Image source: Getty Images
Sage Group‘s (LSE: SGE) one of the most impressive growth shares on the entire FTSE 100. Its share price is up 20% over 12 months and 80% over five years, despite the wider economic turbulence.
I first considered buying it two years ago while building my Self-Invested Personal Pension (SIPP). On 16 June 2023, I noted on these pages that the shares had surged almost 50% in a year and were trading at a 22-year high.
Sage’s on a roll
The business was moving into a new phase, rolling out cloud-based services to small- and mid-sized firms worldwide, including rapid expansion in the US.
There was a big question over whether artificial intelligence (AI) would disrupt its business or accelerate it. I hoped for the latter.
What stopped me from buying? The valuation. Sage was trading at a price-to-earnings (P/E) ratio of 34, far higher than the then-FTSE 100 average of 9.9. The 2.1% yield didn’t excite me either.
I fancied myself a contrarian back then and bought troubled mining giant Glencore instead. It’s down 38% in the last year. Bad choice.
That has made me rethink the value of momentum.
Still delivering the goods
Sage’s half-year results on 15 May showed underlying operating profit up an impressive 16% to £288m. Margins improved sharply, helped by cost discipline and growing demand for its software. Underlying basic earnings per share rose 17% to 20.8p.
The group reported strong cash performance too, with 115% underlying cash conversion. It now holds £1.2bn in cash, putting it on a robust financial footing. The board felt comfortable extending its share buyback programme by up to £200m.
Inevitably, Sage still looks pricey today, trading at 32.5 times earnings. But as recent results show, sometimes it’s worth paying a premium price.
The yield’s dipped to 1.66% but a closer look suggests that this is a better passive income stock than I originally realised. In fact, it’s a dividend superstar, lifting its dividend every year since 1988. That’s a run now stretching 37 years.
Lately, the pace has slowed.

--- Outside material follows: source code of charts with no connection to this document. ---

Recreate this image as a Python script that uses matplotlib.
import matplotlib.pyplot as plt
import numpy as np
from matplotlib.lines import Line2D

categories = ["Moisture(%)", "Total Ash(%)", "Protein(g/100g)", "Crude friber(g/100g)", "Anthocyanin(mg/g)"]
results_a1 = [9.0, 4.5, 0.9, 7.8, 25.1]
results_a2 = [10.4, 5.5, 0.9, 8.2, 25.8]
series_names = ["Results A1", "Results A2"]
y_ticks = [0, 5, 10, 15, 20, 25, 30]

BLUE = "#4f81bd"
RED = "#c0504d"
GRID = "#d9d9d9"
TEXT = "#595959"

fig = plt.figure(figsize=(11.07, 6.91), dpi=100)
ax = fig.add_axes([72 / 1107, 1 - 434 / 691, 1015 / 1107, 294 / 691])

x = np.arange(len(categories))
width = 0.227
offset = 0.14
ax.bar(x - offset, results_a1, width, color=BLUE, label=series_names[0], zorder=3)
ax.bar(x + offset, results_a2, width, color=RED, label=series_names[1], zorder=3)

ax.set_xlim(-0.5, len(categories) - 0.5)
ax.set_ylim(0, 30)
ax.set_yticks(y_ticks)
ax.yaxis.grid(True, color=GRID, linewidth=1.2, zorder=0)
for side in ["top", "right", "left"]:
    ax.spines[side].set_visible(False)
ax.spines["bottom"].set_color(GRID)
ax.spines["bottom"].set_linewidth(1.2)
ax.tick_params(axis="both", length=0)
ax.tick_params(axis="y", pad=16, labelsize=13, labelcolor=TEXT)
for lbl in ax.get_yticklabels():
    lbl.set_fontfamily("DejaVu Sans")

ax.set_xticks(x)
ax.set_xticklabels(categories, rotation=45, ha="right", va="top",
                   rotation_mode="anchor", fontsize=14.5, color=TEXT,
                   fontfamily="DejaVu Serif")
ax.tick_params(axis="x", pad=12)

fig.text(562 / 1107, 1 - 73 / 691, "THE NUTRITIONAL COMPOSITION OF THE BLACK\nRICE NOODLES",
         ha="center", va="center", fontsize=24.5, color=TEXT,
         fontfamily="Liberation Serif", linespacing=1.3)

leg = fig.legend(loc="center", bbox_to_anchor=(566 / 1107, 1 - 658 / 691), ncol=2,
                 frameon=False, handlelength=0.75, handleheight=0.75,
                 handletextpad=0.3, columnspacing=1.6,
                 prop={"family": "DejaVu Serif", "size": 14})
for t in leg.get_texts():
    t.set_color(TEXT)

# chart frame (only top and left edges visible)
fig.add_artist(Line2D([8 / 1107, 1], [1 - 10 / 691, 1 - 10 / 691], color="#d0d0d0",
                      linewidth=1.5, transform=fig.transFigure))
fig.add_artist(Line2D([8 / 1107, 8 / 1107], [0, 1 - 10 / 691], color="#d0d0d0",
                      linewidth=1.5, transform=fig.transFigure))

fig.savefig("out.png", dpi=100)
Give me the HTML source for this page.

Over 15 years, shareholder payouts grew at an average annual compound rate of 7.08%. That slips to 5.34% over 10 years and 4.21% over five (although the pandemic played a part there).
Management’s picking up the pace. In 2024, it hiked the final dividend by 5.96% to 20.45p. And on 15 May, it lifted the interim payout 7%, in line with its “progressive policy”.
Valuation call
Some analysts think the shares have gone as far as they can. Of the 20 tracking the stock, only eight call it a Strong Buy, with eight more saying Hold. To my surprise, two name it a Strong Sell. I don’t share that point of view.
But the median 12-month price target sits at 1,374p – up 11.4% from today. That’s the kind of steady growth I’d like to see. Forecasts are just educated guesses, of course.
I’ve passed on Sage for being too expensive, but sometimes as I said, we have to pay for quality. This is a top growth stock and I think it’s worth considering buying today.